Le village de Maffliers dans le Val-d’Oise est plongé dans une crise générale durant la guerre de Trente Ans, qui déchire l’Europe de 1618 à 1648, faisant environ huit millions de morts. C’est l’une des secousses les plus sévères que les campagnes ont subie depuis la guerre de Cent Ans (1337 à 1453). On mesure alors à quel degré les événements européens retentissent sur la vie d’une bourgade. Tandis que la pression politique et fiscale s’élève en flèche, un déchaînement de violence s’abat sur les campagnes septentrionales, exprimant au grand jour, et souvent en pleine nuit, un mécontentement général.
Réquisitions et impôts
L’entrée de la France dans la guerre de Trente Ans en 1635 introduit partout la menace de la soldatesque (1), les réquisitions et l’alourdissement des impôts. Depuis que les Espagnols « ennemis de la France » ont franchi la Somme, rien ne va plus. La peur s’installe. Le 6 juin 1636, trois cents cavaliers logent à Maffliers pour aller secourir Corbie dans la Somme. Louis XIII fait rompre les ponts de l’Oise. Près de Pont-Sainte-Maxence dans l’Oise, les ennemis assiègent Grandfresnoy. Aujourd’hui encore, on peut lire sur le pilier de l’église une inscription gravée près du porche : « En l’an mil six cent 36, le 26e aoust l’Espaignol a esté ici. » Espagnols et Impériaux (2), dans une cohue multinationale, s’avançaient entre la Somme et l’Oise : plusieurs milliers de cavaliers polonais, hongrois et croates arrivent aux portes de l’Île-de-France.

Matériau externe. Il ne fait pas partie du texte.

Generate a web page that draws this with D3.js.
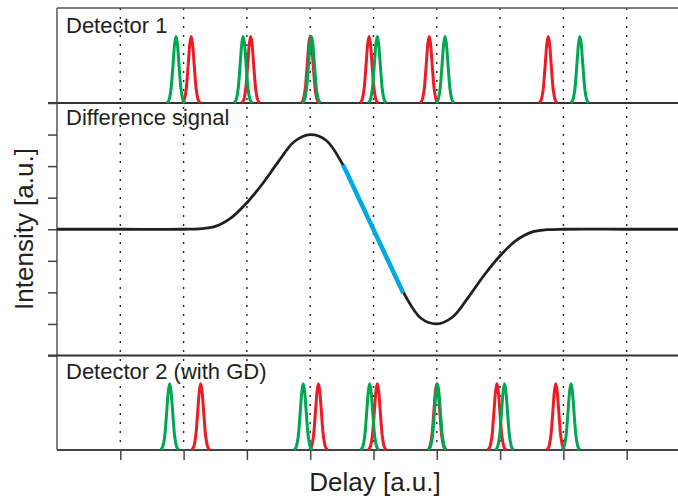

Dans ce contexte de patrie en danger, les commissaires du roi multiplient les réquisitions. Le 13 août 1636, Maffliers doit livrer un cheval. Deux laboureurs s’exécutent mais contre une obligation solidaire de 260 livres pour tous les habitants. La ponction accroît les tensions au sein du village. La menace d’invasion a beau être conjurée quelques mois plus tard, tout le plat pays est placé en économie de guerre. La présence militaire entretient l’insécurité, qu’accroissent les bandes de déserteurs et de brigands. Même le passage des troupes royales n’est pas de bon augure. Les conflits sociaux sous-jacents se manifestent.
L’invasion étrangère entraîne l’exode des populations rurales. Autour de Paris, les réfugiés de Picardie, et même de Lorraine, affluent. De la capitale sortent les notables effrayés : « Le chemin d’Orléans était tout couvert des carrosses des gens qui croyaient n’être pas en sûreté à Paris. » Au lendemain de la prise de Corbie, Louis XIII reçoit l’appui des cordonniers et savetiers pour reconstituer, grâce aux milices et aux enrôlés volontaires du petit peuple, l’armée qui tiendra les lignes de l’Oise avant de forcer les envahisseurs à la retraite.
L’effervescence monte d’un cran. À Montmorency (Val-d’Oise), les habitants se cotisent de 400 livres pour réparer portes et clôtures « de crainte d’être surpris nuitamment par quelques voleurs et gens sans aveu » qui, à l’occasion des guerres, pourraient faire « pillerie et ravage ». À Beaumont-sur-Oise (Val-d’Oise), lorsque le roi impose un emprunt, syndics et notables, élus pour le mettre en place, sont couverts d’injures et échappent de peu d’être jetés à la rivière. C’est indéniable : la guerre a créé un climat propice aux contestations.
(1) Troupe de soldats brutaux et indisciplinés. (2) Les Habsbourg d’Espagne et du Saint-Empire germanique catholiques étaient opposés aux États allemands et autres puissances européennes protestantes et à la France.